- Your task: Any pictures in the records below must be left out when you repeat the lines from the line containing "Reproduce this chart with matplotlib." through the line containing "8.5, 6.6, 3, 3]" exactly.

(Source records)
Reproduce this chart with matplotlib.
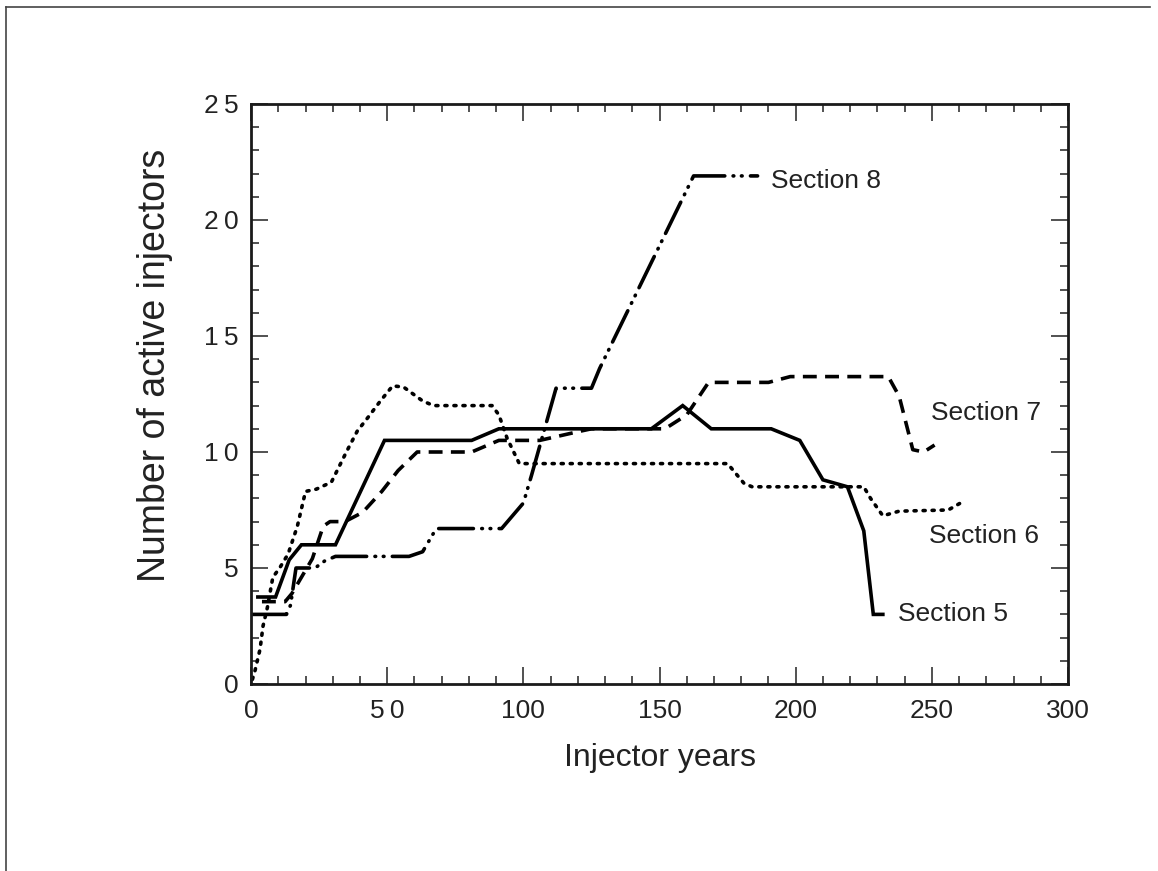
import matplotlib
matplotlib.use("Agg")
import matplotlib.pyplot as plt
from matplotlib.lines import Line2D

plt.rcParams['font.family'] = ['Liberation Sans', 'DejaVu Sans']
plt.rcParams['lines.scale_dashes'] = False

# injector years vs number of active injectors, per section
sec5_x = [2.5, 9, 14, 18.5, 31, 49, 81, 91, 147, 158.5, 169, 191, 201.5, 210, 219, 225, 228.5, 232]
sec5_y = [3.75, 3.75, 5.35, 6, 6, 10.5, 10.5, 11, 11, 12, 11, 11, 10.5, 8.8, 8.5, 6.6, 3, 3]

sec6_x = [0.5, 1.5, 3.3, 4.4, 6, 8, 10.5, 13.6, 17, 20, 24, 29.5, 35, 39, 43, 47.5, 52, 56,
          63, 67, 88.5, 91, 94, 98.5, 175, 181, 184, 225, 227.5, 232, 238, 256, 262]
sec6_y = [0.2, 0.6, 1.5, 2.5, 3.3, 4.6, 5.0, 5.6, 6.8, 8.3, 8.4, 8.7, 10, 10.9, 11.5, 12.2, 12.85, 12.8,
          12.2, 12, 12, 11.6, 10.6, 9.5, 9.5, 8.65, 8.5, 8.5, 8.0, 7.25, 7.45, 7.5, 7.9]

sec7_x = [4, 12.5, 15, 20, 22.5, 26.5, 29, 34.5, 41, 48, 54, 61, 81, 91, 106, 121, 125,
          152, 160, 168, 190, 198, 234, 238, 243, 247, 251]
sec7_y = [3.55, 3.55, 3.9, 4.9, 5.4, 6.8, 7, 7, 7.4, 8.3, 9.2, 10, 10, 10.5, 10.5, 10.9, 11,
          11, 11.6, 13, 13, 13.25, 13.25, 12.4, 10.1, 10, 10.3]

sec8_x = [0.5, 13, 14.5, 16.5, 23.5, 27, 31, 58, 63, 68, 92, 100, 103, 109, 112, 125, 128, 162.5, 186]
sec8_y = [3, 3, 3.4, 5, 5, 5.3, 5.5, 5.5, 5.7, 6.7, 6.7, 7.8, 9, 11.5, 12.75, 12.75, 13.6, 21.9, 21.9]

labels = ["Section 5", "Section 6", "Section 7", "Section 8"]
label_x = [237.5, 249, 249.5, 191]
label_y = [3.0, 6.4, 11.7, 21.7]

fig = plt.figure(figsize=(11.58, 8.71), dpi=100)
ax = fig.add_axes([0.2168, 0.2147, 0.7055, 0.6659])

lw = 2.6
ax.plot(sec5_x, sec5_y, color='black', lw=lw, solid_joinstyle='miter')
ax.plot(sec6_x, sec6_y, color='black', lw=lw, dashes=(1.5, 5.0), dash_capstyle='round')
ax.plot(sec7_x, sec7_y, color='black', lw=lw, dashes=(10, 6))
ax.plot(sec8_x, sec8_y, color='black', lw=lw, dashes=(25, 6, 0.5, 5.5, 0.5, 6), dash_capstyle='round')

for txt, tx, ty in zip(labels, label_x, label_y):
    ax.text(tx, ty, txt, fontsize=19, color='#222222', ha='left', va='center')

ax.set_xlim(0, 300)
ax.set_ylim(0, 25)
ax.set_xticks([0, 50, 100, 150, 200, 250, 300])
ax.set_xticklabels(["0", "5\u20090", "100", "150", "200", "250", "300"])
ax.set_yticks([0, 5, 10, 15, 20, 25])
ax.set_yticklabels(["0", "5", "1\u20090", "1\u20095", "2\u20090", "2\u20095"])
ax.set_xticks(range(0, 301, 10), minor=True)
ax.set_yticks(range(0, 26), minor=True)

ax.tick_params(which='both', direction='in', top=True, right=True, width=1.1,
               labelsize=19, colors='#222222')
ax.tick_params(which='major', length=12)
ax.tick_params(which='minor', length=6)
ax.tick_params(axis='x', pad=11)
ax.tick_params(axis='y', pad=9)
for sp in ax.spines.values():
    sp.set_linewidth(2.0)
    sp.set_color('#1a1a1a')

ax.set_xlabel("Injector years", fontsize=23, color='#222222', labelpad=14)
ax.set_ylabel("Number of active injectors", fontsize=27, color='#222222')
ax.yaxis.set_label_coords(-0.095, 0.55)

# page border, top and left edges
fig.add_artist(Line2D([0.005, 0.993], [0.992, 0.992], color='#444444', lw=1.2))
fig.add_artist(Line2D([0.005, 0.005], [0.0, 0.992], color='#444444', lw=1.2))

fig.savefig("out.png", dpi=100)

--

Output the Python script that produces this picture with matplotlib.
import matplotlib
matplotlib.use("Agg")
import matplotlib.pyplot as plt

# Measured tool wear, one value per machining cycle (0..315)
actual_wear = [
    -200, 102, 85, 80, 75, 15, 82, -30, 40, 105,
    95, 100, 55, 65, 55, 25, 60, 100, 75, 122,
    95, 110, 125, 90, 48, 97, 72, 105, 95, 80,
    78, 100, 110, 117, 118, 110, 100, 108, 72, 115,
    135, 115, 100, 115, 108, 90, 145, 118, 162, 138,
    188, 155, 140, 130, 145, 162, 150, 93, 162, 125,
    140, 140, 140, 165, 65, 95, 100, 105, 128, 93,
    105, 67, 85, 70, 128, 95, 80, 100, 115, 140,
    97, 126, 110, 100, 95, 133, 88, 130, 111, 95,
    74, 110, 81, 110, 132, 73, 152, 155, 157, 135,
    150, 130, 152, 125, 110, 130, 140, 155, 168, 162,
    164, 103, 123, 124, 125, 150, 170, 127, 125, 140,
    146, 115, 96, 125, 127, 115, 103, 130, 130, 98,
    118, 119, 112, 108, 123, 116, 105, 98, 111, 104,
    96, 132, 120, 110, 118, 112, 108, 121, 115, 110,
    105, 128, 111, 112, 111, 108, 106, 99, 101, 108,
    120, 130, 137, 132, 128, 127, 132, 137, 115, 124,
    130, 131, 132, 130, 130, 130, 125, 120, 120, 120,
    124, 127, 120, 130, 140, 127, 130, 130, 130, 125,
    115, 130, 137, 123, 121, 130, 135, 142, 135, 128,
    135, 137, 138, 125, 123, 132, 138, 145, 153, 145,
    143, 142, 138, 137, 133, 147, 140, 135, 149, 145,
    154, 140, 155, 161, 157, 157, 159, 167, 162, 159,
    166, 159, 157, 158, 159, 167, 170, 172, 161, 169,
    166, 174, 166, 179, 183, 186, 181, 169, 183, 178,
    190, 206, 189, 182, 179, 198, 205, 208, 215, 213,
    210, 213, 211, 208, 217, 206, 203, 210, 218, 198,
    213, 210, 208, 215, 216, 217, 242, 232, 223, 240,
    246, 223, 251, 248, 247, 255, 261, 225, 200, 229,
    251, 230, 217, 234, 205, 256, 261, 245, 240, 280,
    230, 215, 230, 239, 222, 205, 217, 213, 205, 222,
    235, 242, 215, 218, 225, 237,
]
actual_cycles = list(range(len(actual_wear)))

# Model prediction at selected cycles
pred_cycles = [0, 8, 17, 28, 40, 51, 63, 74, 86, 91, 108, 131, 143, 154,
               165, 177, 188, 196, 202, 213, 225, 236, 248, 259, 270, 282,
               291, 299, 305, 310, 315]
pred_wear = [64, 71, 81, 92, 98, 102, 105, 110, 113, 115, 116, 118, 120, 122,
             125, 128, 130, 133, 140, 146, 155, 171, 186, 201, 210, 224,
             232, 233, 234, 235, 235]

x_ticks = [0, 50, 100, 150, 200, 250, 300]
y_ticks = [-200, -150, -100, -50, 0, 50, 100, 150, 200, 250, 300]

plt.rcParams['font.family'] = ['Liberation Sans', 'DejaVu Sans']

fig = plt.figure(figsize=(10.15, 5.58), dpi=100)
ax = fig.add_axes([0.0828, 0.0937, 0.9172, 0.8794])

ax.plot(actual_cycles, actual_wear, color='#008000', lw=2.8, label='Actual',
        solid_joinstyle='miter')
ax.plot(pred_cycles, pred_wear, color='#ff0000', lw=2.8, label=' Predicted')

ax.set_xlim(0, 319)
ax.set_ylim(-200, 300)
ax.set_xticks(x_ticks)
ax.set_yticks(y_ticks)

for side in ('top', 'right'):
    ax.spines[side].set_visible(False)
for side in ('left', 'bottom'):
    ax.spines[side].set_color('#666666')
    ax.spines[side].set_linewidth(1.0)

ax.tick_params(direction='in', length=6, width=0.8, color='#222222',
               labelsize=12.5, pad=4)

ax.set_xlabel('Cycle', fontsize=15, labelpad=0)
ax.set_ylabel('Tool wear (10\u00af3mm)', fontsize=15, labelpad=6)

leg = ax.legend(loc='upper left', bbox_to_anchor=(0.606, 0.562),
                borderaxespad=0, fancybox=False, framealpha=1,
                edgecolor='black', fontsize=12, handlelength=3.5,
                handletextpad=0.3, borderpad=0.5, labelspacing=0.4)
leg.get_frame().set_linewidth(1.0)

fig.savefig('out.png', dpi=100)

- Task answer:
Reproduce this chart with matplotlib.
import matplotlib
matplotlib.use("Agg")
import matplotlib.pyplot as plt
from matplotlib.lines import Line2D

plt.rcParams['font.family'] = ['Liberation Sans', 'DejaVu Sans']
plt.rcParams['lines.scale_dashes'] = False

# injector years vs number of active injectors, per section
sec5_x = [2.5, 9, 14, 18.5, 31, 49, 81, 91, 147, 158.5, 169, 191, 201.5, 210, 219, 225, 228.5, 232]
sec5_y = [3.75, 3.75, 5.35, 6, 6, 10.5, 10.5, 11, 11, 12, 11, 11, 10.5, 8.8, 8.5, 6.6, 3, 3]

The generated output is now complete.